Performance Rules of Thumb

1. Call Site Cardinality Guidelines

1 Type:  Monomorphic - Optimal performance
2 Types: Bimorphic - Good performance (10-20% overhead)
3-8 Types: Polymorphic - Moderate performance impact
9+ Types: Megamorphic - Significant performance impact (2-5x slower)

2. Optimization Checklist

• ✅ Profile to identify hot megamorphic call sites
• ✅ Consider manual devirtualization for performance-critical code
• ✅ Use type grouping to create monomorphic call sites
• ✅ Avoid unnecessary polymorphism in tight loops
• ✅ Consider interface segregation for large type hierarchies
• ✅ Use final methods/classes where appropriate

Conclusion

Inline caching is a fundamental JVM optimization that makes polymorphic method calls efficient in common cases.

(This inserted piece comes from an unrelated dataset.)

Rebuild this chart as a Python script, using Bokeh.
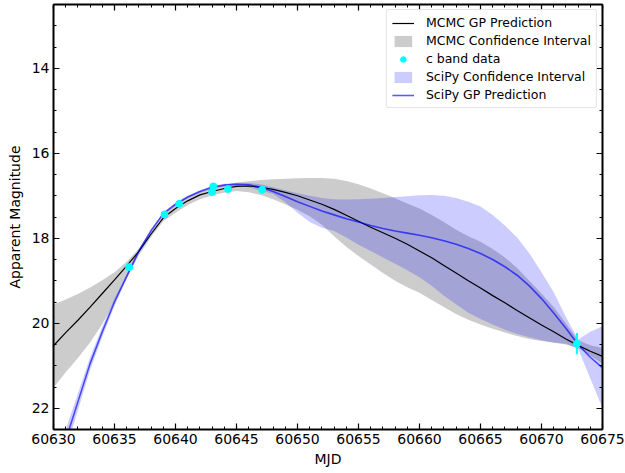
from bokeh.plotting import figure
from bokeh.models import (Range1d, LinearAxis, SingleIntervalTicker, Legend,
                          LegendItem, ColumnDataSource, BasicTickFormatter,
                          CustomJSTickFormatter)
from bokeh.embed import file_html
from bokeh.resources import INLINE

# ---------------- data ----------------
mjd_grid = [60630, 60631, 60632, 60633, 60634, 60635, 60636, 60637, 60638, 60639,
            60640, 60641, 60642, 60643, 60644, 60645, 60646, 60647, 60648, 60649,
            60650, 60651, 60652, 60653, 60654, 60655, 60656, 60657, 60658, 60659,
            60660, 60661, 60662, 60663, 60664, 60665, 60666, 60667, 60668, 60669,
            60670, 60671, 60672, 60673, 60674, 60675]

mcmc_mean = [20.53, 20.22, 19.93, 19.62, 19.30, 18.98, 18.65, 18.31, 17.90, 17.52,
             17.30, 17.12, 16.98, 16.90, 16.83, 16.78, 16.77, 16.80, 16.85, 16.92,
             17.00, 17.10, 17.20, 17.32, 17.46, 17.60, 17.74, 17.87, 18.00, 18.14,
             18.30, 18.46, 18.64, 18.82, 19.00, 19.17, 19.35, 19.52, 19.70, 19.87,
             20.04, 20.20, 20.37, 20.52, 20.66, 20.78]

mcmc_lo = [19.56, 19.44, 19.31, 19.16, 18.99, 18.80, 18.55, 18.24, 17.85, 17.45,
           17.21, 17.03, 16.90, 16.81, 16.74, 16.69, 16.66, 16.63, 16.61, 16.60,
           16.59, 16.58, 16.58, 16.60, 16.65, 16.73, 16.83, 16.94, 17.06, 17.18,
           17.30, 17.45, 17.62, 17.80, 17.95, 18.08, 18.25, 18.45, 18.70, 19.00,
           19.30, 19.62, 20.00, 20.40, 20.52, 20.58]

mcmc_hi = [21.52, 21.15, 20.82, 20.45, 20.02, 19.50, 18.92, 18.40, 17.97, 17.60,
           17.40, 17.22, 17.08, 16.99, 16.93, 16.89, 16.92, 16.98, 17.08, 17.20,
           17.33, 17.48, 17.68, 17.95, 18.20, 18.42, 18.62, 18.82, 19.00, 19.15,
           19.28, 19.45, 19.62, 19.78, 19.92, 20.03, 20.13, 20.22, 20.30, 20.37,
           20.42, 20.46, 20.50, 20.58, 20.76, 20.95]

scipy_mean = [23.30, 22.75, 21.85, 20.95, 20.20, 19.50, 18.90, 18.30, 17.82, 17.42,
              17.20, 17.03, 16.90, 16.80, 16.75, 16.73, 16.74, 16.80, 16.90, 17.02,
              17.14, 17.25, 17.36, 17.45, 17.54, 17.62, 17.70, 17.77, 17.83, 17.88,
              17.93, 17.99, 18.06, 18.14, 18.24, 18.36, 18.50, 18.67, 18.87, 19.12,
              19.42, 19.76, 20.12, 20.50, 20.80, 21.05]

scipy_lo = [23.00, 22.50, 21.65, 20.80, 20.08, 19.41, 18.84, 18.25, 17.78, 17.39,
            17.17, 17.00, 16.87, 16.77, 16.72, 16.70, 16.70, 16.73, 16.80, 16.87,
            16.94, 17.00, 17.05, 17.08, 17.09, 17.08, 17.07, 17.05, 17.03, 17.01,
            16.99, 16.98, 17.00, 17.05, 17.14, 17.25, 17.45, 17.70, 17.98, 18.35,
            18.80, 19.27, 19.85, 20.38, 20.20, 20.07]

scipy_hi = [23.60, 23.00, 22.05, 21.10, 20.32, 19.59, 18.96, 18.35, 17.86, 17.45,
            17.23, 17.06, 16.93, 16.83, 16.78, 16.77, 16.80, 16.88, 16.96, 17.15,
            17.40, 17.62, 17.75, 17.83, 17.98, 18.15, 18.30, 18.45, 18.60, 18.75,
            18.92, 19.12, 19.35, 19.55, 19.75, 19.90, 20.03, 20.15, 20.25, 20.33,
            20.40, 20.45, 20.48, 20.60, 21.30, 22.00]

data_mjd = [60636.2, 60639.1, 60640.3, 60643.0, 60643.1, 60644.3, 60647.1, 60672.9]
data_mag = [18.68, 17.44, 17.19, 16.91, 16.78, 16.84, 16.86, 20.48]
data_err = [0.04, 0.03, 0.03, 0.03, 0.03, 0.03, 0.03, 0.25]

x_label = "MJD"
y_label = "Apparent Magnitude"
labels = ["MCMC GP Prediction", "MCMC Confidence Interval", "c band data",
          "SciPy Confidence Interval", "SciPy GP Prediction"]

# ---------------- figure ----------------
FONT = "DejaVu Sans"

p = figure(width=625, height=473, output_backend="svg", toolbar_location=None,
           x_range=Range1d(60630, 60675), y_range=Range1d(22.5, 12.5),
           min_border_left=53, min_border_right=23, min_border_top=4,
           min_border_bottom=44)
p.grid.visible = False
p.outline_line_color = None
p.background_fill_color = "white"
p.border_fill_color = "white"

curves = ColumnDataSource(dict(x=mjd_grid, m=mcmc_mean, mlo=mcmc_lo, mhi=mcmc_hi,
                               s=scipy_mean, slo=scipy_lo, shi=scipy_hi))
pts = ColumnDataSource(dict(x=data_mjd, y=data_mag,
                            ylo=[m - e for m, e in zip(data_mag, data_err)],
                            yhi=[m + e for m, e in zip(data_mag, data_err)]))

r_mband = p.varea(x="x", y1="mlo", y2="mhi", source=curves,
                  fill_color="gray", fill_alpha=0.4)
r_sband = p.varea(x="x", y1="slo", y2="shi", source=curves,
                  fill_color="blue", fill_alpha=0.2)
r_mline = p.line(x="x", y="m", source=curves, line_color="black", line_width=1.2)
r_sline = p.line(x="x", y="s", source=curves, line_color="blue", line_alpha=0.65,
                 line_width=1.6)
p.segment(x0="x", y0="ylo", x1="x", y1="yhi", source=pts,
          line_color="cyan", line_width=2)
r_pts = p.scatter(x="x", y="y", source=pts, size=7, marker="circle",
                  fill_color="cyan", line_color="cyan")

# ---------------- axes ----------------
def style_axis(ax, show_labels):
    ax.axis_line_width = 2
    ax.axis_line_color = "black"
    ax.major_tick_in = 6
    ax.major_tick_out = 0
    ax.minor_tick_in = 3
    ax.minor_tick_out = 0
    ax.major_tick_line_width = 1.2
    ax.minor_tick_line_width = 1
    ax.major_tick_line_color = "black"
    ax.minor_tick_line_color = "black"
    if show_labels:
        ax.major_label_text_font = FONT
        ax.major_label_text_font_size = "14px"
        ax.major_label_text_color = "black"
        ax.major_label_standoff = 4
        ax.axis_label_text_font = FONT
        ax.axis_label_text_font_size = "14px"
        ax.axis_label_text_font_style = "normal"
        ax.axis_label_text_color = "black"
    else:
        ax.formatter = CustomJSTickFormatter(code="return '';")
        ax.major_label_text_font_size = "1px"
        ax.major_label_standoff = 0
        ax.axis_label = None

xb = p.xaxis[0]
xb.ticker = SingleIntervalTicker(interval=5, num_minor_ticks=5)
xb.formatter = BasicTickFormatter(use_scientific=False)
xb.axis_label = x_label
style_axis(xb, True)
xb.axis_label_standoff = 4

yl = p.yaxis[0]
yl.ticker = SingleIntervalTicker(interval=2, num_minor_ticks=4)
yl.axis_label = y_label
style_axis(yl, True)
yl.axis_label_standoff = 6

xa = LinearAxis(ticker=SingleIntervalTicker(interval=5, num_minor_ticks=5))
style_axis(xa, False)
p.add_layout(xa, "above")
yr = LinearAxis(ticker=SingleIntervalTicker(interval=2, num_minor_ticks=4))
style_axis(yr, False)
p.add_layout(yr, "right")

# ---------------- legend ----------------
legend = Legend(items=[
    LegendItem(label=labels[0], renderers=[r_mline]),
    LegendItem(label=labels[1], renderers=[r_mband]),
    LegendItem(label=labels[2], renderers=[r_pts]),
    LegendItem(label=labels[3], renderers=[r_sband]),
    LegendItem(label=labels[4], renderers=[r_sline]),
], location="top_right")
legend.margin = 5
legend.padding = 5
legend.spacing = 3
legend.glyph_width = 22
legend.glyph_height = 14
legend.label_height = 14
legend.label_standoff = 12
legend.label_text_font = FONT
legend.label_text_font_size = "12.5px"
legend.label_text_color = "black"
legend.border_line_color = "#cccccc"
legend.border_line_width = 1
legend.border_radius = 3
legend.background_fill_color = "white"
legend.background_fill_alpha = 0.8
p.add_layout(legend)

open("out.html", "w").write(file_html(p, INLINE))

Understanding the progression from monomorphic to megamorphic call sites is essential for writing high-performance Java code.

Key takeaways:

• Monomorphic calls are heavily optimized with inlining
• Bimorphic calls maintain good performance with conditional checks
• Megamorphic calls suffer significant performance penalties
• Manual optimizations can often restore performance in critical paths
• Proper profiling is essential to identify problematic call sites

By being aware of inline cache behavior, developers can structure their code to maximize JIT optimization opportunities and avoid the performance pitfalls of megamorphic calls in hot code paths.